According to a Nov. 15 Kratos statement, HBE notified Kratos that it had “received an acquisition proposal from Diebold, Inc., a publicly traded company with significant presence in the New York/New Jersey market. Pursuant to its proposal, Diebold offered to acquire 100 percent of the outstanding capital stock of HBE for $8.00 per share in cash. The Diebold proposal did not include a financing contingency.”

The Kratos statement says it has filed a definitive proxy statement with the U.S. Securities and Exchange Commission.

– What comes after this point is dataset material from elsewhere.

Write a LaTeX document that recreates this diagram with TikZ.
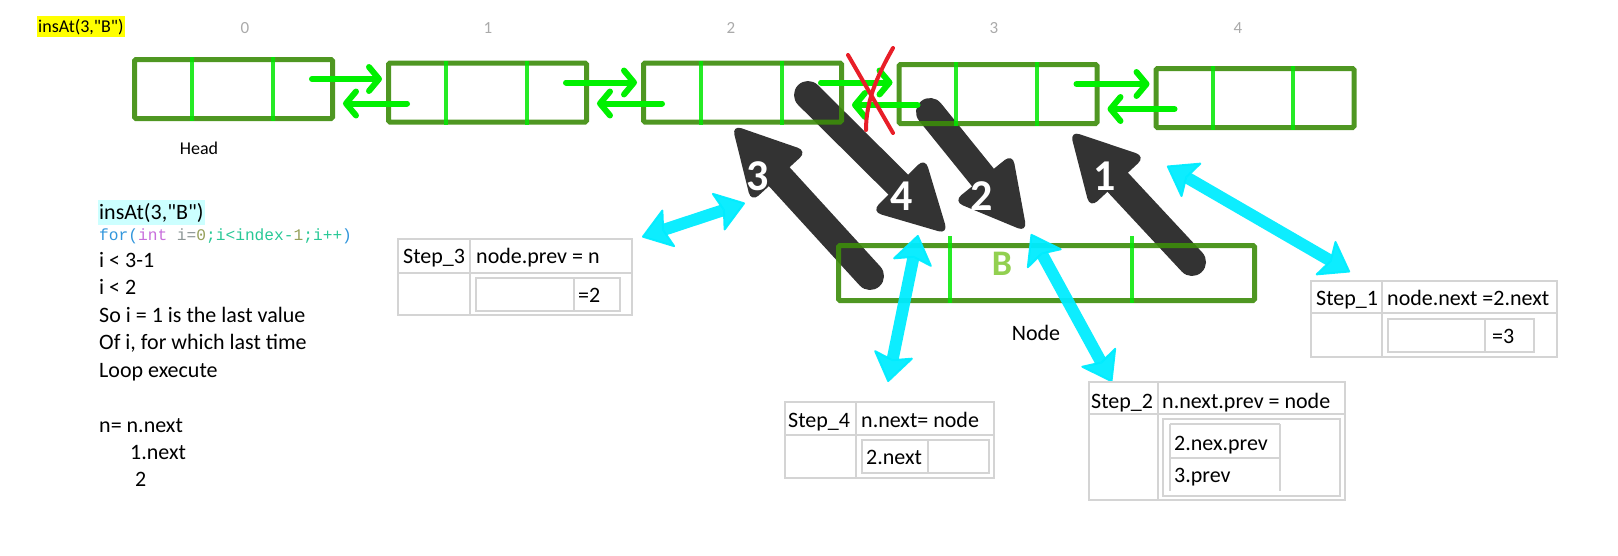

The statement also said that the HBE shareholder meeting to vote on the proposed transaction is scheduled for December 9, and that’s the day “we expect to close the transaction. The executed amendment will not change the December 9, 2010 HBE shareholder meeting date, or the expected transaction closing date.”

A Nov. 15 HBE statement gives some details about the 40-day go-shop period. It says HBE’s financial advisor, Imperial Capital, contacted 117 potential transaction partners “at the request of and on behalf of HBE.” Of those, 11 parties went further in the process, entering into confidentiality agreements, and were allowed to review non-public information about HBE.

The statement notes that HBE is “permitted to continue to have negotiations and discussions with [Diebold] with respect to its acquisition proposal ... As the third party has not completed due diligence to date, its proposal is subject to, among other things, completion of due diligence review and negotiating the terms of a definitive agreement.”

It also notes that “HBE's Board of Directors has not withdrawn, changed or otherwise modified its unanimous recommendation in favor of the proposed merger with Kratos.”

Asked what he thought of being sought by Kratos and Diebold, Henry said: “There’s a feeling of satisfaction and respect that two world-class companies are interested in us being part of their organization.”